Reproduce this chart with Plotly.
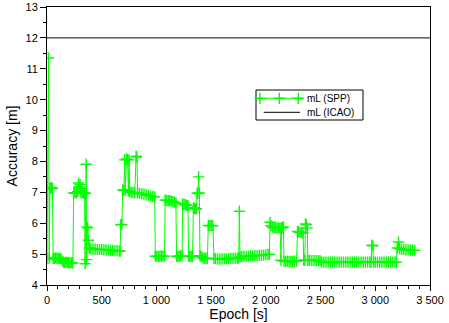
import plotly.graph_objects as go

# Horizontal accuracy of the SPP solution over the session (epoch in seconds)
epoch_s = [
    0, 14, 20, 26, 34, 42, 50, 56, 66, 78, 90, 102, 114, 126, 138, 150, 162, 174, 186, 198,
    210, 222, 236, 244, 256, 268, 280, 288, 294, 302, 310, 322, 334, 344, 348, 354, 358, 362,
    366, 372, 378, 386, 400, 420, 440, 460, 480, 500, 520, 540, 560, 580, 600, 620, 640, 660,
    668, 674, 684, 692, 702, 710, 716, 726, 736, 744, 750, 756, 770, 786, 802, 814, 822, 828,
    846, 866, 886, 906, 926, 946, 966, 984, 990, 1004, 1018, 1032, 1046, 1060, 1074, 1080,
    1094, 1108, 1122, 1136, 1150, 1164, 1178, 1184, 1196, 1208, 1220, 1234, 1240, 1252, 1264,
    1276, 1288, 1294, 1306, 1318, 1330, 1338, 1348, 1358, 1366, 1372, 1378, 1386, 1392, 1398,
    1410, 1424, 1438, 1452, 1466, 1474, 1488, 1502, 1516, 1526, 1540, 1560, 1580, 1600, 1620,
    1640, 1660, 1680, 1700, 1720, 1740, 1752, 1758, 1764, 1780, 1800, 1820, 1840, 1860, 1880,
    1900, 1920, 1940, 1960, 1980, 2000, 2020, 2032, 2038, 2046, 2060, 2074, 2088, 2102, 2116,
    2130, 2138, 2144, 2152, 2160, 2166, 2180, 2196, 2212, 2228, 2244, 2260, 2280, 2290, 2300,
    2312, 2326, 2340, 2346, 2356, 2362, 2370, 2378, 2384, 2400, 2420, 2440, 2460, 2480, 2496,
    2510, 2530, 2550, 2570, 2590, 2610, 2630, 2650, 2670, 2690, 2710, 2730, 2750, 2770, 2790,
    2810, 2830, 2850, 2870, 2890, 2910, 2930, 2950, 2962, 2968, 2978, 2984, 3000, 3020, 3040,
    3060, 3080, 3100, 3120, 3140, 3160, 3180, 3192, 3200, 3212, 3222, 3240, 3260, 3280, 3300,
    3320, 3340, 3360,
]
accuracy_m = [
    4.85, 11.35, 4.85, 7.15, 7.12, 7.16, 7.12, 4.86, 4.85, 4.88, 4.86, 4.87, 4.85, 4.86, 4.80,
    4.74, 4.72, 4.74, 4.72, 4.73, 4.71, 4.72, 4.71, 6.98, 6.99, 6.98, 7.02, 7.30, 7.18, 7.25,
    6.99, 6.98, 6.97, 6.98, 4.69, 6.96, 7.91, 4.82, 5.88, 5.85, 5.45, 5.20, 5.17, 5.16, 5.16,
    5.15, 5.15, 5.15, 5.14, 5.13, 5.13, 5.12, 5.12, 5.11, 5.11, 5.10, 5.09, 5.95, 5.96, 7.08,
    7.06, 8.05, 7.08, 8.08, 8.06, 7.05, 8.05, 7.02, 7.00, 6.99, 6.98, 8.17, 8.14, 6.98, 6.97,
    6.95, 6.94, 6.92, 6.90, 6.89, 6.87, 6.85, 4.93, 4.93, 4.92, 4.93, 4.94, 4.93, 4.93, 6.75,
    6.74, 6.73, 6.73, 6.72, 6.70, 6.68, 6.66, 4.93, 4.92, 4.93, 4.94, 4.93, 6.62, 6.61, 6.60,
    6.58, 6.57, 4.93, 4.92, 4.93, 4.92, 6.50, 6.48, 6.46, 6.47, 6.97, 6.96, 7.50, 6.98, 4.95,
    4.92, 4.88, 4.86, 4.87, 4.86, 5.93, 5.92, 5.93, 5.92, 4.86, 4.85, 4.84, 4.84, 4.85, 4.85,
    4.85, 4.86, 4.86, 4.86, 4.87, 4.87, 4.87, 6.39, 4.90, 4.92, 4.93, 4.93, 4.93, 4.94, 4.94,
    4.95, 4.95, 4.96, 4.96, 4.97, 4.98, 4.99, 4.99, 6.03, 5.92, 5.87, 5.85, 5.86, 5.84, 5.85,
    5.84, 4.80, 5.85, 5.86, 5.88, 4.77, 4.76, 4.77, 4.76, 4.77, 4.76, 4.77, 4.77, 5.73, 5.72,
    5.70, 5.70, 5.68, 4.80, 4.80, 5.98, 5.95, 5.85, 4.80, 4.80, 4.79, 4.80, 4.79, 4.79, 4.78,
    4.74, 4.74, 4.74, 4.74, 4.74, 4.74, 4.74, 4.74, 4.74, 4.74, 4.74, 4.74, 4.74, 4.74, 4.74,
    4.74, 4.74, 4.74, 4.74, 4.74, 4.74, 4.74, 4.74, 4.74, 5.29, 5.27, 4.74, 4.74, 4.74, 4.74,
    4.74, 4.74, 4.74, 4.74, 4.74, 4.74, 4.74, 4.74, 5.20, 5.39, 5.18, 5.15, 5.15, 5.14, 5.14,
    5.13, 5.13, 5.12,
]

# ICAO accuracy limit
icao_epoch = [0, 3500]
icao_limit = [12, 12]

series_names = ["mL (SPP)", "mL (ICAO)"]

x_tick_vals = [0, 500, 1000, 1500, 2000, 2500, 3000, 3500]
x_tick_text = ["0", "500", "1 000", "1 500", "2 000", "2 500", "3 000", "3 500"]
y_tick_vals = [4, 5, 6, 7, 8, 9, 10, 11, 12, 13]

GREEN = "#00ff00"
FONT = "Liberation Sans, Arial, sans-serif"
MARKER = dict(symbol="cross-thin", size=8, color=GREEN, line=dict(color=GREEN, width=1.4))

fig = go.Figure()
fig.add_trace(go.Scatter(
    x=epoch_s, y=accuracy_m, name=series_names[0], mode="lines+markers",
    line=dict(color=GREEN, width=1), marker=MARKER, showlegend=False,
))
fig.add_trace(go.Scatter(
    x=icao_epoch, y=icao_limit, name=series_names[1], mode="lines",
    line=dict(color="black", width=1), showlegend=False,
))

# Legend key drawn in a unit overlay frame so the SPP key can carry three crosses
fig.add_trace(go.Scatter(
    x=[0.5561, 0.6065, 0.6561], y=[0.6716] * 3, mode="markers", marker=MARKER,
    xaxis="x2", yaxis="y2", showlegend=False, hoverinfo="skip",
))

axis_common = dict(
    showline=True, linecolor="black", linewidth=1, mirror=True, automargin=False,
    showgrid=False, zeroline=False, ticks="outside", tickcolor="black",
    tickfont=dict(family=FONT, size=11, color="black"),
)
fig.update_xaxes(
    range=[0, 3500], tickvals=x_tick_vals, ticktext=x_tick_text, ticklen=5,
    minor=dict(dtick=100, ticks="outside", ticklen=3, tickcolor="black"),
    title=dict(text="Epoch [s]", font=dict(family=FONT, size=14, color="black"), standoff=3),
    **axis_common,
)
fig.update_yaxes(
    range=[4, 13], tickvals=y_tick_vals, ticklen=6,
    minor=dict(dtick=0.5, ticks="outside", ticklen=3, tickcolor="black"),
    title=dict(text="Accuracy [m]", font=dict(family=FONT, size=14, color="black"), standoff=4),
    **axis_common,
)

legend_box = dict(type="rect", xref="paper", yref="paper",
                  x0=0.5457, x1=0.8251, y0=0.5935, y1=0.7014,
                  line=dict(color="black", width=1), fillcolor="white", layer="below")
legend_spp = dict(type="line", xref="paper", yref="paper",
                  x0=0.5475, x1=0.6606, y0=0.6716, y1=0.6716,
                  line=dict(color=GREEN, width=1), layer="below")
legend_icao = dict(type="line", xref="paper", yref="paper",
                   x0=0.5658, x1=0.6606, y0=0.6212, y1=0.6212,
                   line=dict(color="black", width=1), layer="below")

fig.update_layout(
    width=449, height=323,
    margin=dict(l=47, r=19, t=7, b=38),
    plot_bgcolor="white", paper_bgcolor="white",
    showlegend=False,
    xaxis2=dict(overlaying="x", range=[0, 1], visible=False, fixedrange=True),
    yaxis2=dict(overlaying="y", range=[0, 1], visible=False, fixedrange=True),
    shapes=[legend_box, legend_spp, legend_icao],
    annotations=[
        dict(xref="paper", yref="paper", x=0.6736, y=y, text=name, showarrow=False,
             xanchor="left", yanchor="middle",
             font=dict(family=FONT, size=10, color="black"))
        for name, y in zip(series_names, [0.6716, 0.6212])
    ],
)

fig.write_html("out.html")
════════════════
# SHORT PROBLEM:
Leave the pictures out and reproduce exactly the lines from the top of the listing above through the line with "import plotly.graph_objects as go".

# ANSWER FOR THIS EXERCISE:
Reproduce this chart with Plotly.
import plotly.graph_objects as go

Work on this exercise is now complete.